El pasado está ahí, pidiendo ser conocido y clamando convivir con nuestro presente. Mientras no le demos el tiempo y espacio que reclama, el futuro será imposible, no tendrá raíces ni base sobre la que crecer. Enfrentarse a él y bucear en sus entrañas puede llegar a ser un proceso difícil y complicado, lleno de momentos no solo amenazantes, sino de realidades desconocidas de gran crueldad. Un texto brutal y una eficaz puesta en escena con un reparto que se deja la piel sobre el escenario y en el que destaca por su maestría Nuria Espert.
La función comienza en la oficina de un notario que le cuenta a dos hermanos gemelos la última voluntad de su madre. Su reciente orfandad acrecienta el abandono que sintieron durante los últimos cinco años, tiempo en que su progenitora no habló ni interactuó con ellos de ninguna manera. Les son entregados dos sobres que han de hacer llegar en mano a sus destinatarios, uno al hermano que no sabían que tenían y otro al padre que nunca conocieron. Comienza entonces una búsqueda en la que esperamos se desvele el enigma que encabeza el programa de mano de estos Incendios en el Teatro de la Abadía, “La infancia es un cuchillo clavado en la garganta”.

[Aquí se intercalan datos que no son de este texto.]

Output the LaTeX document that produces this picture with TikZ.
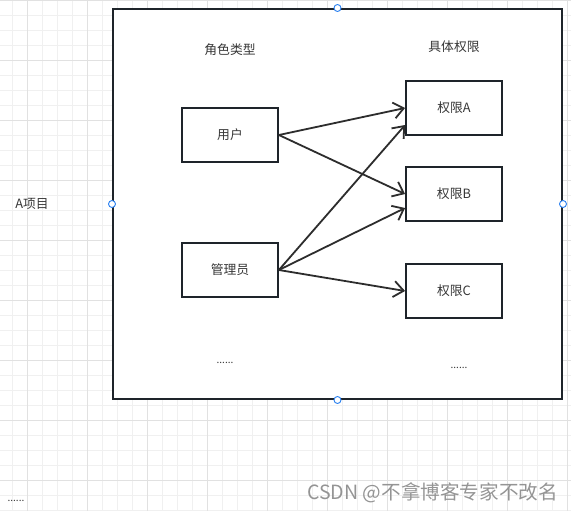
\documentclass[tikz,border=0pt]{standalone}
\usepackage{fontspec}
\setmainfont{Noto Sans CJK SC}
\usetikzlibrary{arrows.meta,positioning,calc}
\definecolor{boxline}{RGB}{30,36,42}
\definecolor{edgeline}{RGB}{45,45,45}
\definecolor{txt}{RGB}{55,55,55}
\definecolor{gridminor}{RGB}{240,240,240}
\definecolor{gridmajor}{RGB}{225,225,225}
\definecolor{handleblue}{RGB}{41,128,240}

\begin{document}
\begin{tikzpicture}[
    x=1pt, y=-1pt,
    every node/.style={font=\fontsize{12.8}{15}\selectfont, text=txt},
    role/.style={rectangle, draw=boxline, fill=white, line width=1.8pt, minimum width=96pt, minimum height=54pt, inner sep=0pt},
    perm/.style={role},
    frame/.style={rectangle, draw=boxline, fill=white, line width=2pt, minimum width=449pt, minimum height=390pt, inner sep=0pt},
    handle/.style={circle, draw=handleblue, fill=white, line width=0.9pt, minimum size=7pt, inner sep=0pt},
    conn/.style={draw=edgeline, line width=1.8pt, -{Straight Barb[length=10pt,width=16pt]}},
    dots/.style={font=\fontsize{10}{11}\selectfont}
]
\useasboundingbox (0,0) rectangle (571,511);

% background grid
\foreach \gx in {12.7,27.7,...,570} \draw[gridminor, line width=0.8pt] (\gx,0) -- (\gx,511);
\foreach \gy in {0,15,...,510} \draw[gridminor, line width=0.8pt] (0,\gy) -- (571,\gy);
\foreach \gx in {27.7,87.7,...,570} \draw[gridmajor, line width=0.8pt] (\gx,0) -- (\gx,511);
\foreach \gy in {0,60,...,510} \draw[gridmajor, line width=0.8pt] (0,\gy) -- (571,\gy);

% project frame
\node[frame] (proj) at (337.5,204) {};
\foreach \side in {north,south,west,east}
    \node[handle] (h-\side) at (proj.\side) {};

\node (projName) at (32,204) {A项目};
\node[dots] (projMore) at (16,501) {......};

% roles
\node (roleTitle) at (230,50) {角色类型};
\node[role] (user) at (230,135) {用户};
\node[role] (admin) at (230,270) {管理员};
\node[dots] (roleMore) at (225,363) {......};

% permissions
\node (permTitle) at (454,47) {具体权限};
\node[perm] (permA) at (454,108) {权限A};
\node[perm] (permB) at (454,194) {权限B};
\node[perm] (permC) at (454,291) {权限C};
\node[dots] (permMore) at (459,368) {......};

% links
\draw[conn] (user.east) -- (permA.west);
\draw[conn] (user.east) -- (permB.west);
\draw[conn] (admin.east) -- ($(permA.west)+(0,17)$);
\draw[conn] (admin.east) -- ($(permB.west)+(0,14)$);
\draw[conn] (admin.east) -- (permC.west);

\node[font=\fontsize{19.6}{21}\selectfont, text=black!42] (mark) at (432.5,493) {CSDN @不拿博客专家不改名};

\end{tikzpicture}
\end{document}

El calendario retrocede varias décadas atrás, hasta un país árabe en el que vemos enamorarse a dos jóvenes. Pero lo bonito del amor dura poco, el conflicto, la guerra, la destrucción, el llanto y la separación ocupan su espacio a la fuerza, destruyendo, eliminando y dominando cuanto les sea posible. Un terreno oscuro, violento y peligroso en el que Laia Marrull avanza poniendo toda su fuerza, energía y voluntad encarnando a esa madre que escapaba del horror por el camino más difícil, introduciéndose en él para buscar al hijo que le arrebataron al nacer.
Cuando volvemos al presente más cercano, Nuria Espert es esa mujer que hace balance de su vida, para la que ya nada es bueno o malo, sino una combinación de opuestos y de mil matices, detalles, tonalidades y grados en unas intervenciones absolutamente perfectas. Cada frase, palabra y sílaba que pronuncia está dotada de una locuacidad y riqueza de significados que hace que el aire de la sala se convierta en una atmósfera de sensaciones y emociones unificadas bajo cuyo influjo todos sus espectadores sufren la variante teatral del síndrome de Stendhal.

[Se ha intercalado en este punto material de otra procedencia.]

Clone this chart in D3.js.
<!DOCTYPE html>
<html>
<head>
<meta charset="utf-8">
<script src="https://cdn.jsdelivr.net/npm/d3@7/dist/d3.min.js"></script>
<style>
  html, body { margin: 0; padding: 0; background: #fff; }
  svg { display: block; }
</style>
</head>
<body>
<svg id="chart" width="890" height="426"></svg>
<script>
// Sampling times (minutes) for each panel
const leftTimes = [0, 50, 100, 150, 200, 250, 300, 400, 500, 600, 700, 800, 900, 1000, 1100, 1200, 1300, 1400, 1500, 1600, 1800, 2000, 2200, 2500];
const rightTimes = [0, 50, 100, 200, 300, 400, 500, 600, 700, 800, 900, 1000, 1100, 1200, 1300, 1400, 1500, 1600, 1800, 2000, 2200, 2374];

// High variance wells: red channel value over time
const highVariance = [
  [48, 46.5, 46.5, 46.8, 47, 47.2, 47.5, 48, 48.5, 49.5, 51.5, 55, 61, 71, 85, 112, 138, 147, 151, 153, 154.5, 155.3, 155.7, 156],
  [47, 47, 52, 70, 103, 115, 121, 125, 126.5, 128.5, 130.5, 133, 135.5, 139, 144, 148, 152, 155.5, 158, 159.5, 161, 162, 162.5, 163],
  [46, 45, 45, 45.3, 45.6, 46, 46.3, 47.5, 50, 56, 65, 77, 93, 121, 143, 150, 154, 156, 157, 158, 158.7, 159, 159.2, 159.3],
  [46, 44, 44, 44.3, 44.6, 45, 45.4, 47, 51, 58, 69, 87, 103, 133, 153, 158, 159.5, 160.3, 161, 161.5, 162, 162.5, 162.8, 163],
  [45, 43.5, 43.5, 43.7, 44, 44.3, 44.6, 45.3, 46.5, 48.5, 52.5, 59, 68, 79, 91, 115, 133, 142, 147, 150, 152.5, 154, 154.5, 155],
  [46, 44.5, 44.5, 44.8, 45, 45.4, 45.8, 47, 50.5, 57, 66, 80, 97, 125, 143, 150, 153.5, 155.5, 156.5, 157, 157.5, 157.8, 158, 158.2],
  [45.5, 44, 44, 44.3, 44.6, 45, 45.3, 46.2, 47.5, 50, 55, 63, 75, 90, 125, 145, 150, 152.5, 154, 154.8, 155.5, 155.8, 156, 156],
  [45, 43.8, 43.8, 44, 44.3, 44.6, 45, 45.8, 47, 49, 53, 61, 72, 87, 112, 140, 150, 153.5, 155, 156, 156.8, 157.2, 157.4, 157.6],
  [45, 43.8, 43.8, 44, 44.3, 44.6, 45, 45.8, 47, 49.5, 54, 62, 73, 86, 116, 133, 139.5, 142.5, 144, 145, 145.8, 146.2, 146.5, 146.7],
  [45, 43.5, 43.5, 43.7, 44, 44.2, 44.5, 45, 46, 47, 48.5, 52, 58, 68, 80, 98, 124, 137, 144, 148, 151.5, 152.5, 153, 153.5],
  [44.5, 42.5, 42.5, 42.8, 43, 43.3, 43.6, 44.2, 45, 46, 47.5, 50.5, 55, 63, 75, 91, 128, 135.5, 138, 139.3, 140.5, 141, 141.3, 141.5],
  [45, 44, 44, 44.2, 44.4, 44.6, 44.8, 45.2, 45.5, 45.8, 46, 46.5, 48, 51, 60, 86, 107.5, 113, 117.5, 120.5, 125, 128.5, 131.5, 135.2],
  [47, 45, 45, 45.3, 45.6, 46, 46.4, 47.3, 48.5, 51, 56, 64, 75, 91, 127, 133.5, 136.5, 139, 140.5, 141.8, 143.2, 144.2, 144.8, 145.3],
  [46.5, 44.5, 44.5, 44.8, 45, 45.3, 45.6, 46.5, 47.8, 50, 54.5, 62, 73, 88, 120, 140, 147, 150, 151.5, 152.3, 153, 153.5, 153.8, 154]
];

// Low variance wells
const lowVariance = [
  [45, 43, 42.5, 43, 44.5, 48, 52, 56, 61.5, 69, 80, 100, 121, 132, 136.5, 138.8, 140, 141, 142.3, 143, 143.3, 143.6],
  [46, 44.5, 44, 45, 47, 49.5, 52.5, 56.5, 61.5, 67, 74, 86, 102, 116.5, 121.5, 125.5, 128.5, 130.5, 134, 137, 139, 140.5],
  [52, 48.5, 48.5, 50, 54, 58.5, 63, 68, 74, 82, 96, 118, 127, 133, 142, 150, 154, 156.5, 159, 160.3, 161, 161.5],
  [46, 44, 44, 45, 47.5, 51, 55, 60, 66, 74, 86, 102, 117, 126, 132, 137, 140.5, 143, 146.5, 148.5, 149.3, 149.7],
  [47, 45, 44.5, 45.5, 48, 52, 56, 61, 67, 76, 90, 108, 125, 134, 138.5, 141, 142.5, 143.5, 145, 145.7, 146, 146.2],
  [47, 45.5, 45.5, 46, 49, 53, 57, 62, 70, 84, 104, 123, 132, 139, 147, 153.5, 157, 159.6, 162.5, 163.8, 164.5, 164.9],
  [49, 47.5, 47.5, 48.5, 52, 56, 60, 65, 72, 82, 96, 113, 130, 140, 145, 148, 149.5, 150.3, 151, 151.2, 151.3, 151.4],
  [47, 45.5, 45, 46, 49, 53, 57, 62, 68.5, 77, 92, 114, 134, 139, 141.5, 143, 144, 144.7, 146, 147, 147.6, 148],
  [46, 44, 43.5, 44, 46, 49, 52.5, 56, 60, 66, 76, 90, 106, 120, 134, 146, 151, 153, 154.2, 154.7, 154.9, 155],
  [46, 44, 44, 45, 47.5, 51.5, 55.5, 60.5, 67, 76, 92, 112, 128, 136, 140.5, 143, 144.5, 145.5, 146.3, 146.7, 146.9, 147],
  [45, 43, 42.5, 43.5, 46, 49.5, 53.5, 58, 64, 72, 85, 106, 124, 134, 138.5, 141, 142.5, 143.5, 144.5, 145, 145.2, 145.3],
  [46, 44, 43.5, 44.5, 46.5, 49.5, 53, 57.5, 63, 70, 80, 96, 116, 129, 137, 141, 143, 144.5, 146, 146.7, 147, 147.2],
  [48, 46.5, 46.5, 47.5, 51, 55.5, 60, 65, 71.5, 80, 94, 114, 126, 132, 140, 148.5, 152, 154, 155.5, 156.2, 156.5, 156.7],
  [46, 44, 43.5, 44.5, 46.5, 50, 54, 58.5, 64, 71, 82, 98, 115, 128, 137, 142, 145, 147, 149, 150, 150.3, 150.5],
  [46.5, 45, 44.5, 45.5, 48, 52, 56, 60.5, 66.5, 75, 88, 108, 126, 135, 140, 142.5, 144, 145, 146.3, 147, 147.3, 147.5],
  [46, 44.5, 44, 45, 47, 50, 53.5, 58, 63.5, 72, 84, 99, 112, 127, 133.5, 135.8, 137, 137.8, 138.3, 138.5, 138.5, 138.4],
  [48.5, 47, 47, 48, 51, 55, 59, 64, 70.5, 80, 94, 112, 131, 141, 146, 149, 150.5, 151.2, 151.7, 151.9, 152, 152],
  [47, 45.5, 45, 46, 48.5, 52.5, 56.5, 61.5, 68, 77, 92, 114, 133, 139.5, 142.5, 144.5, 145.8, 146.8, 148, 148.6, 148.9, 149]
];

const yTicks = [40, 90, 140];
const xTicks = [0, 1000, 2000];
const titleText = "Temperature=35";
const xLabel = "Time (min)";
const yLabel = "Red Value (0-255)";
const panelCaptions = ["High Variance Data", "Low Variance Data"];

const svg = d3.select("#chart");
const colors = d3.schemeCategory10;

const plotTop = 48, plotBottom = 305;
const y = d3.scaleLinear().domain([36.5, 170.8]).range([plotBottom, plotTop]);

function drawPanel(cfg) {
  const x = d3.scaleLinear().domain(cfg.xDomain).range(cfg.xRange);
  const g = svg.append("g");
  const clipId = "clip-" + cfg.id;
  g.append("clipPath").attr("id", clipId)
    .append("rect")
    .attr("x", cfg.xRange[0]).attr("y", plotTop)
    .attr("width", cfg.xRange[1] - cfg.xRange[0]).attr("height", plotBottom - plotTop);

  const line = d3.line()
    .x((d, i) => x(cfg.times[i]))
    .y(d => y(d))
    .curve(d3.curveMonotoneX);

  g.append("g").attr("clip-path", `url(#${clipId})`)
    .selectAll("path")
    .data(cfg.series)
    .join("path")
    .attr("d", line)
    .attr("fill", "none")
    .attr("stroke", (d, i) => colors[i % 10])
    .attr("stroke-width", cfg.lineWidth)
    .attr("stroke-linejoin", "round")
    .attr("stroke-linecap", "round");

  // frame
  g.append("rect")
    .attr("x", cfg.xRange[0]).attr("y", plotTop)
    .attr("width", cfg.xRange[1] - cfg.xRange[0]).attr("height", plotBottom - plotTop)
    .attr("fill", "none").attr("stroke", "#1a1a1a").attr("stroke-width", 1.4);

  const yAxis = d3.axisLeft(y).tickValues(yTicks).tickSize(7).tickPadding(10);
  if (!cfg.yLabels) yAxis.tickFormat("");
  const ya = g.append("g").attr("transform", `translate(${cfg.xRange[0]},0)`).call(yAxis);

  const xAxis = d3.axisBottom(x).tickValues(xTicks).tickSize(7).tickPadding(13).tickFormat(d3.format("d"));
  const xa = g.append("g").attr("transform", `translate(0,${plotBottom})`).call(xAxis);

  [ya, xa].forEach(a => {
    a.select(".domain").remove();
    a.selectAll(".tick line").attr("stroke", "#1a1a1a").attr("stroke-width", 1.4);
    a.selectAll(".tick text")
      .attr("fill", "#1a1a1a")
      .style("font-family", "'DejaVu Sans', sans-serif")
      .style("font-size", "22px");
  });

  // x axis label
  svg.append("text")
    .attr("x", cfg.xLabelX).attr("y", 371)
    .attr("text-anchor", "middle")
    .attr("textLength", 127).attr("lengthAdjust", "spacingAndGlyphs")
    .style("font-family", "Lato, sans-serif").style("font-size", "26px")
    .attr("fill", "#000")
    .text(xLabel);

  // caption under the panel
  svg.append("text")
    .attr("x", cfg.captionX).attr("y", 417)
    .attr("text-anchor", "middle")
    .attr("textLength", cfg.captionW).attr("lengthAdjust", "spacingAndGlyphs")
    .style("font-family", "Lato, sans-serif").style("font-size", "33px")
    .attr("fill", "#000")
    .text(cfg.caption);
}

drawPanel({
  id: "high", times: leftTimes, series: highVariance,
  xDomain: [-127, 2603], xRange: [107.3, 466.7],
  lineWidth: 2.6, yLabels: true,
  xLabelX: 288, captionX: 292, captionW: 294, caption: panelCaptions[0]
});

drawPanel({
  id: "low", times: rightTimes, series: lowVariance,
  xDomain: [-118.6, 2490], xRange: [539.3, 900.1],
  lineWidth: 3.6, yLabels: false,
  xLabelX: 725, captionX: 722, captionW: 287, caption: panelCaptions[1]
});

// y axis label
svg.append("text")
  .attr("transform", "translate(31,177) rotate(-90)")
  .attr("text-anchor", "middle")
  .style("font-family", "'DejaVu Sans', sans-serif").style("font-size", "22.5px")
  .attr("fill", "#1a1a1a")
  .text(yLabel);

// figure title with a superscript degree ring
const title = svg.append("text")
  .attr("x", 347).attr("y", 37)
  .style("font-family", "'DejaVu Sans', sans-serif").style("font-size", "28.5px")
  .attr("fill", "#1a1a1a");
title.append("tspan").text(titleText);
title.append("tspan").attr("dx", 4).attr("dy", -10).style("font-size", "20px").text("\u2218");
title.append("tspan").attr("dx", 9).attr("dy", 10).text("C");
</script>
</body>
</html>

Carlota Olcina y Alex García son las dos caras de las consecuencias de todo aquello, ella es la que está dispuesta a volver atrás para completar los vacíos de información y él quien no quiere saber nada, a quien el dolor reciente le hace renegar de quien viene y no querer saber ni el cómo ni el de dónde. Pero el mandamiento de la lealtad y el sentido de la oportunidad hace que la hija investigue en la línea biológica para completar no solo su línea vital, sino también la más amplia de su familia. Un proceso que se convierte en símbolo de todos aquellos que como ellos ya no esperaban a ser parte de una sociedad, sino únicamente conseguir huir del horror y la destrucción.

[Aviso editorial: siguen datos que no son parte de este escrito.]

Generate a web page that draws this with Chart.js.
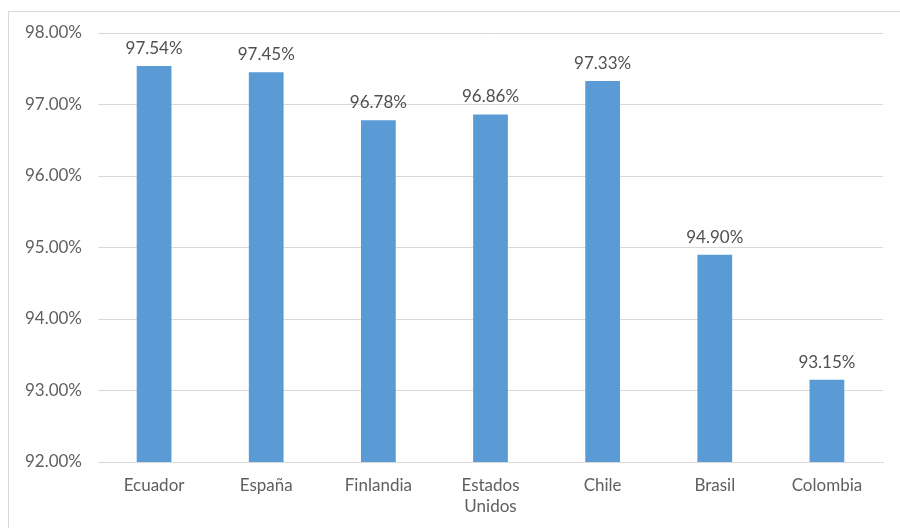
<!DOCTYPE html>
<html>
<head>
<meta charset="utf-8">
<script src="https://cdn.jsdelivr.net/npm/chart.js@4/dist/chart.umd.min.js"></script>
<style>
    html, body { margin: 0; padding: 0; background: #fff; }
    #wrap { position: relative; width: 900px; height: 528px; overflow: hidden; }
    #frame { position: absolute; left: 8px; top: 11px; width: 1000px; height: 1000px;
             border-top: 1px solid #d9d9d9; border-left: 1px solid #d9d9d9; }
    #chart { position: absolute; left: 0; top: 0; }
</style>
</head>
<body>
<div id="wrap">
    <div id="frame"></div>
    <canvas id="chart" width="900" height="528"></canvas>
</div>
<script>
// Values
const countries = ['Ecuador', 'España', 'Finlandia', ['Estados', 'Unidos'], 'Chile', 'Brasil', 'Colombia'];
const rates = [97.54, 97.45, 96.78, 96.86, 97.33, 94.90, 93.15];
const yMin = 92;
const yMax = 98;
const yStep = 1;

const pct = v => Number(v).toFixed(2) + '%';

// Simple plugin to write the value above each bar
const barLabels = {
    id: 'barLabels',
    afterDatasetsDraw(chart) {
        const ctx = chart.ctx;
        const meta = chart.getDatasetMeta(0);
        ctx.save();
        ctx.font = '17px Lato';
        ctx.fillStyle = '#505050';
        ctx.textAlign = 'center';
        ctx.textBaseline = 'bottom';
        meta.data.forEach((bar, i) => {
            ctx.fillText(pct(rates[i]), bar.x, bar.y - 9);
        });
        ctx.restore();
    }
};

const ctx = document.getElementById('chart').getContext('2d');
new Chart(ctx, {
    type: 'bar',
    data: {
        labels: countries,
        datasets: [{
            data: rates,
            backgroundColor: '#5b9bd5',
            categoryPercentage: 1,
            barPercentage: 0.31
        }]
    },
    options: {
        responsive: false,
        animation: false,
        layout: { padding: { top: 33, right: 17, left: 0, bottom: 0 } },
        plugins: {
            legend: { display: false },
            tooltip: { enabled: false }
        },
        scales: {
            x: {
                grid: { display: false },
                border: { color: '#d9d9d9' },
                ticks: {
                    color: '#606060',
                    font: { family: 'Lato', size: 17, lineHeight: 1.25 },
                    padding: 5,
                    maxRotation: 0
                },
                afterFit(scale) { scale.height = 66; }
            },
            y: {
                min: yMin,
                max: yMax,
                grid: { color: '#d9d9d9', drawTicks: false },
                border: { display: false },
                ticks: {
                    stepSize: yStep,
                    color: '#606060',
                    font: { family: 'Lato', size: 17 },
                    padding: 16,
                    callback: v => pct(v)
                },
                afterFit(scale) { scale.width = 98; }
            }
        }
    },
    plugins: [barLabels]
});
</script>
</body>
</html>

Un periplo en el que se encuentra a una serie de personajes de una única aparición encarnados por los mismos intérpretes que ya hemos visto en otros papeles, en lo que es una muestra de la enorme capacidad de este elenco y de su sobresaliente dirección por parte de Mario Gas. Un trabajo que acrecienta las muchas dimensiones –temporales, personalidades, vínculos, motivaciones,…- del profundo e inteligente texto de Wajdi Mouawad que demuestran que el teatro –tanto leyéndolo como siendo testigo de su representación- puede ser una vía de llegar a una verdad humana a la que por otras rutas quizás no fuéramos capaces de llegar.
Incendios, en el Teatro de la Abadía (Madrid).